Cotton v. State, VV-365
Decision Date | 02 April 1981 |
Docket Number | No. VV-365,VV-365 |
Citation | 395 So.2d 1287 |
Parties | Terry Lloyd COTTON, Appellant, v. STATE of Florida, Appellee. |
Court | Florida District Court of Appeals |
Michael Minerva, Public Defender, and Theodore E. Mack, Asst. Public Defender, Tallahassee, for appellant.
Jim Smith, Atty. Gen., and David Gauldin, Asst. Atty. Gen., Tallahassee, for appellee.
LILES, WOODIE A. (Retired), Associate Judge.
The defendant appeals his conviction of sexual battery with the use of actual physical force likely to cause serious personal injury (§ 794.011(3), Fla.Stat.) and his sentence to sixty years' imprisonment. We affirm.
The State charged the defendant by information which read, in pertinent part:
"... the above-named defendant on the 8th day of September, 1979, did then and there unlawfully commit a sexual battery upon (the victim), a person over the age of eleven (11) years, to-wit: Twenty-one years of age by vaginal penetration with his penis without the consent of (the victim), and in the process thereof used or threatened to use actual physical force likely to cause serious personal injury, contrary to sections 794.011(3), Florida Statutes."
The jury, in turn, rendered a verdict which read:
"We, the Jury, find the Defendant, Terry Lloyd Cotton, guilty as charged of sexual battery with the threat of or use of force likely to cause serious personal injury."
Defendant was adjudged guilty of a violation of Section 794.011(3) and sentenced to a prison term of sixty years.
Defendant correctly points out that there is no offense set out under the charge of sexual battery which includes both the threat of force likely to cause serious personal injury and the use of force likely to cause serious personal injury. There is no mention of threat of force likely to cause serious personal injury in Section 794.011(3). 1 Rather, Section 794.011(4) (b) is the portion of the statute covering the threat to use force. 2 Defendant thus urges that the jury found him guilty of both a life felony (§ 794.011(3)) and a felony of the first degree (§ 794.011(4)(b)). Given the ambiguity of this verdict, defendant then urges that the trial court committed fundamental error in sentencing him to sixty years' imprisonment under Section 775.082(3)(a), Florida Statutes. 3 He argues that he should have been sentenced to a maximum term of thirty years under Section 775.082(3)(b), Florida Statutes. 4 In much the same vein, he also contends that the indictment is fatally defective because it fails to allege a specific offense.

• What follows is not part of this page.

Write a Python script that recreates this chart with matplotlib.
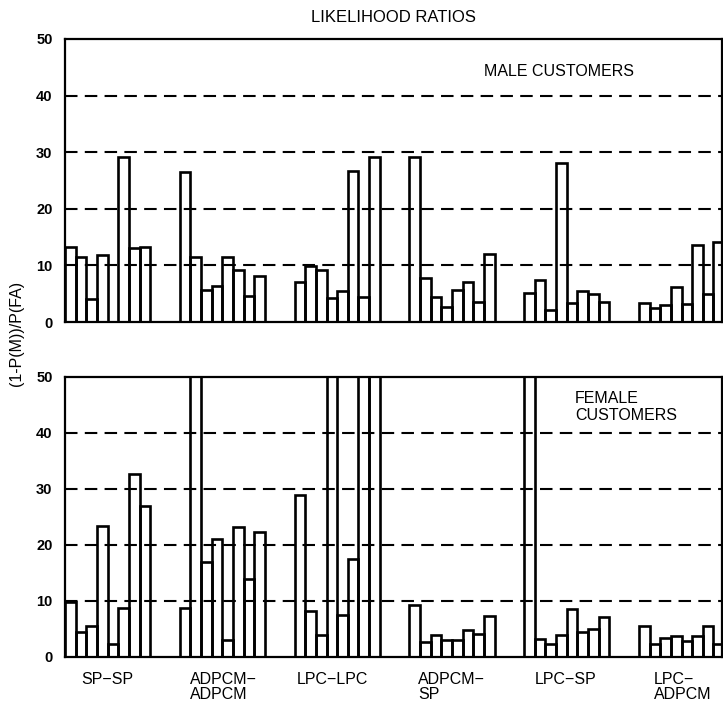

In support of his argument, defendant has cited the decision of this Court in Bashans v. State, 388 So.2d 1303 (Fla. 1st DCA 1980). At first blush, his argument would appear to be well founded. Citing McGahagin v. State, 17 Fla. 665 (Fla.1880), this Court held that a verdict and judgment cannot stand where it cannot be determined which of the alleged offenses the jury found the defendant guilty of having committed. Bashans, at 1304. While we have no quarrel with this general proposition of law, we do not feel that it applies to this case.
We cannot agree with the defendant's assertion that the information is fatally defective. An information which is sufficient in other respects is not invalidated by reason of the fact that it is inartfully drawn. State v. Brock, 106 So.2d 607 (Fla. 1st DCA 1958); Hamilton v. State, 129 Fla. 219, 176 So. 89 (1937). The test to be applied is whether the language is so vague, inconsistent, and indefinite as to mislead the accused and embarrass him in the preparation of his defense or expose him after a conviction or acquittal to substantial danger of a new prosecution for the same offense. Fla.R.Crim.P. 3.140(0); Martinez v. State, 368 So.2d 338 (Fla.1978); Holland v. State, 319 So.2d 577 (Fla. 1st DCA 1975). Under the facts of this case, we cannot conclude that defendant was misled by the information. For one, the information, despite the looseness of the language used, specifically notes a violation of Section 794.011(3), unlike the indictment in Bashans, which merely notes a violation of Section 794.011. More importantly, the defendant requested the following jury charge, which was given by the judge:
"The maximum sentence which can be imposed by this Court for the offense charged is imprisonment for life, and the Court must impose at least thirty years of imprisonment."
By this jury instruction defendant's counsel attempted to impress upon the jury the consequences of a conviction under Section 794.011(3), a life felony. This obvious appeal to the jury's inherent power to "pardon" the accused of the more serious crime indicates only too well that the defendant knew on which charge he was being tried. Thus, not only does the record contain nothing whatever to indicate that he did not know he was being tried for a violation of Section 794.011(3), but affirmatively demonstrates the opposite. Accordingly, the surplusage in the information was not such a fundamental defect as to render the information challengeable for the first time on appeal. See Marshall v. State, 381 So.2d 276 (Fla. 5th DCA 1980).